Aprender a desaprender



Los avances de la ciencia nos han permitido un logro increíble: poder desestimar millones de ideas en las que un día creímos a pies juntillas. Lo dice Eduardo Punset en su libro El viaje al poder de la mente. En él plantea que no somos conscientes todavía de lo que implica para nuestro futuro poder echar por la borda gran parte de lo conocido hasta hace muy poco. Y menos todavía, asimilar que mucho más útil que aprender empieza a ser desaprender determinadas cosas. 

El mundo gira a un ritmo tan vertiginoso que todos los días desestimamos una idea que un día fue importante, pero rechazamos desaprender algo que habíamos aprendido.

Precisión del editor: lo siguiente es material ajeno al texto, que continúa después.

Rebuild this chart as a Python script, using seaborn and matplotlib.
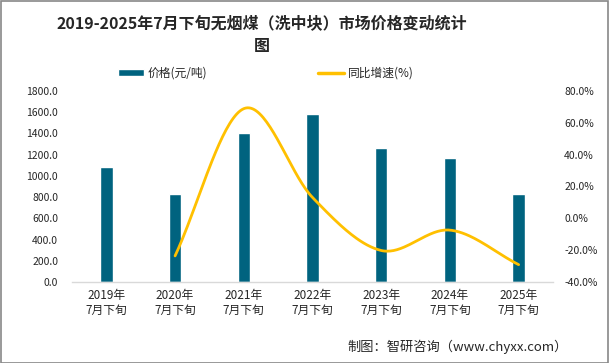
import numpy as np
import pandas as pd
import matplotlib
matplotlib.use("Agg")
import matplotlib.pyplot as plt
import seaborn as sns
from matplotlib.lines import Line2D
from matplotlib.patches import Patch

sns.set_style("white")
plt.rcParams['font.family'] = ['Noto Sans CJK SC', 'DejaVu Sans']
plt.rcParams['axes.unicode_minus'] = False

categories = ["2019年\n7月下旬", "2020年\n7月下旬", "2021年\n7月下旬", "2022年\n7月下旬",
              "2023年\n7月下旬", "2024年\n7月下旬", "2025年\n7月下旬"]
price = [1085, 829, 1400, 1583, 1263, 1169, 829]
growth = [None, -23.6, 68.9, 13.1, -20.2, -7.4, -29.1]
left_ticks = [0, 200, 400, 600, 800, 1000, 1200, 1400, 1600, 1800]
right_ticks = [-40, -20, 0, 20, 40, 60, 80]

BAR = "#00637F"
LINE = "#FFC000"

fig = plt.figure(figsize=(6.09, 3.63), dpi=100)
ax = fig.add_axes([72/609, 1-282/363, (553-72)/609, (282-91)/363])

df = pd.DataFrame({"cat": categories, "price": price})
sns.barplot(data=df, x="cat", y="price", color=BAR, width=0.18, ax=ax, saturation=1)
ax.set_xlim(-0.5, 6.5)
ax.set_ylim(0, 1800)
ax.set_yticks(left_ticks)
ax.set_yticklabels([f"{v:.1f}" for v in left_ticks], fontsize=7.5)
ax.set_xlabel("")
ax.set_ylabel("")
ax.tick_params(axis='x', labelsize=8.5, length=0, pad=5)
ax.tick_params(axis='y', length=0, pad=10)
for s in ["top", "right", "left"]:
    ax.spines[s].set_visible(False)
ax.spines["bottom"].set_color("#D9D9D9")
ax.spines["bottom"].set_linewidth(1)

ax2 = ax.twinx()
# smooth (Catmull-Rom) line through the growth points
xs = np.array([i for i, g in enumerate(growth) if g is not None], dtype=float)
ys = np.array([g for g in growth if g is not None], dtype=float)
px = np.concatenate([[2*xs[0]-xs[1]], xs, [2*xs[-1]-xs[-2]]])
py = np.concatenate([[2*ys[0]-ys[1]], ys, [2*ys[-1]-ys[-2]]])
cx, cy = [], []
for i in range(1, len(px)-2):
    t = np.linspace(0, 1, 40)
    for arr, out in ((px, cx), (py, cy)):
        p0, p1, p2, p3 = arr[i-1], arr[i], arr[i+1], arr[i+2]
        out.extend(0.5*((2*p1) + (-p0+p2)*t + (2*p0-5*p1+4*p2-p3)*t**2 + (-p0+3*p1-3*p2+p3)*t**3))
line_df = pd.DataFrame({"x": cx, "y": cy})
sns.lineplot(data=line_df, x="x", y="y", sort=False, color=LINE, linewidth=2, ax=ax2)
ax2.set_ylim(-40, 80)
ax2.set_yticks(right_ticks)
ax2.set_yticklabels([f"{v:.1f}%" for v in right_ticks], fontsize=7.5)
ax2.set_xlabel("")
ax2.set_ylabel("")
ax2.tick_params(axis='y', length=0, pad=8)
for s in ["top", "right", "left", "bottom"]:
    ax2.spines[s].set_visible(False)
ax2.set_xlim(-0.5, 6.5)

fig.text(262/609, 1-23/363, "2019-2025年7月下旬无烟煤（洗中块）市场价格变动统计",
         ha="center", va="center", fontsize=11.5, fontweight="bold")
fig.text(262/609, 1-46/363, "图", ha="center", va="center", fontsize=11.5, fontweight="bold")

handles = [Patch(facecolor=BAR), Line2D([0], [0], color=LINE, linewidth=2.5)]
fig.legend(handles, ["价格(元/吨)", "同比增速(%)"], loc="center", bbox_to_anchor=(266/609, 1-73/363),
           ncol=2, frameon=False, fontsize=8.5, columnspacing=9.4, handlelength=2.2, handletextpad=0.3,
           handleheight=0.5)

fig.text(568/609, 1-347/363, "制图：智研咨询（www.chyxx.com）", ha="right", va="center", fontsize=9.5)

fig.add_artist(plt.Rectangle((0.5/609, 0.5/363), 1-1.5/609, 1-1.5/363, transform=fig.transFigure,
                             fill=False, edgecolor="#888888", linewidth=1.2))

fig.savefig("out.png", dpi=100)
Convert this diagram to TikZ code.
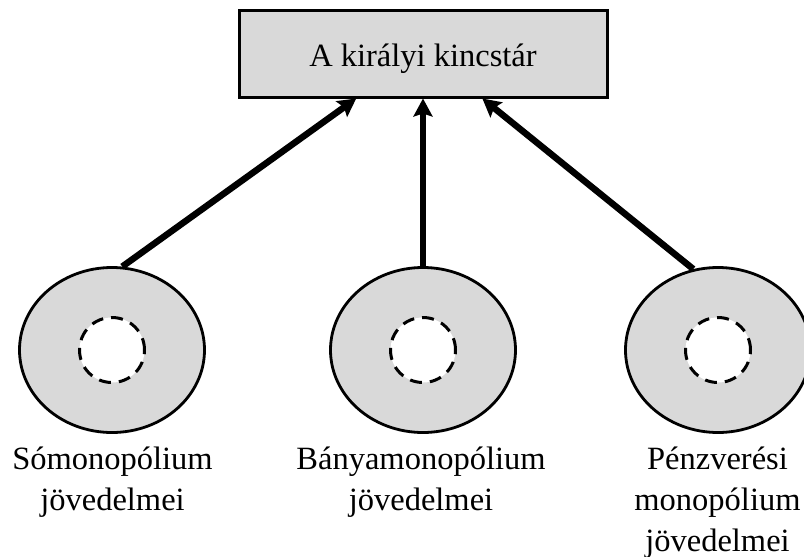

Todo ocurre tan rápido que apenas nos da tiempo a pensar en ello, pero la realidad es que el mundo se equivoca un día sí y el otro también. Muchas de las cosas que nos han servido hasta ahora han dejado de ser útiles, sin embargo demasiadas de ellas  siguen estando vigentes.  El neoliberalismo no funciona, pero sigue mandando en los mercados. Europa es una entelequia económica, pero el país más poderoso del viejo continente, Alemania, puede cambiar la Constitución española por sus razones económicas. Aunque ninguna de las dos cosas sirven para mejorar la vida de los ciudadanos, nadie parece dispuesto a discutirlo.

Ha habido que esperar varios siglos para llegar a un convencimiento tan deslumbrante como el que propició Copérnico al descubrir que el universo no giraba en torno a la tierra: el mundo hace ya tiempo que dejó de girar en torno al hombre, que tiene ahora un papel muy secundario en esta sociedad globalizada. Hemos pasado de ciudadanos a consumidores de una economía insaciable, por eso es más importante atender la sed de dinero fresco de los mercados  que las graves hambrunas de Somalia. Si la única alegría del mundo es comenzar, que diría Cesare Pavese, a esta sociedad le está haciendo falta un nuevo inicio para poder desaprender parte de lo aprendido.

Este verano de Libia, de la prima de riesgo, del The News of the Word, de Strauss-Kahn, de Amy Winehouse, de la SGAE, de las elecciones anticipadas, de anticipar el anticipo, de las reformas de Zapatero, del Día del Pulpo de Rajoy, de la visita del Papa y del dedo en el ojo de Mourinho, hemos desaprendido algunas cosas que sabíamos de dictadores, de economía y del periodismo británico. También de las ideologías, de las de derecha y de lo poco que va quedando de las de izquierda. Del fútbol, de las élites políticas, de las religiosas y de los mitos musicales.  Hemos aprendido que cada día ocurre algo importante, que al día siguiente no tiene casi importancia alguna. Por eso, hasta las urgencias, en época de crisis, tienen ideología. Va un ejemplo: al Gobierno le da tiempo  a reformar la Constitución pero carece de él para imponer un impuesto a las grandes fortunas, que son siempre igual de afortunadas. Si la historia se entiende mejor desde la distancia, nadie entenderá leyendo los periódicos de la época qué evitó que el mundo al inicio del siglo XXI no pegara un reventón y saltara por los aires.  Y no me refiero a los mercados, sino a las personas. 

El presente discurre a toda hostia en el parqué bursátil. Las ideologías chocan cada mañana contra el índice Dow Jones. Los bancos rescatan a los bancos. Luego los gobiernos rescatan a los bancos rescatadores. Y ahora los gobiernos rescatadores son rescatados por otros gobiernos a los que cualquier día habrá que también que rescatar. El verano que hemos vivido peligrosamente concluye sin que hayamos desaprendido lo bastante para no volver a caer en los mismos errores. El mundo vuelve a equivocarse, como lo ha hecho tantas y tantas veces a lo largo de la historia. Esto no tiene más solución que echar por la borda gran parte de lo que hemos conocido hasta ahora. Pero, lamentablemente para millones de personas, necesitamos demasiado tiempo para desaprender lo aprendido.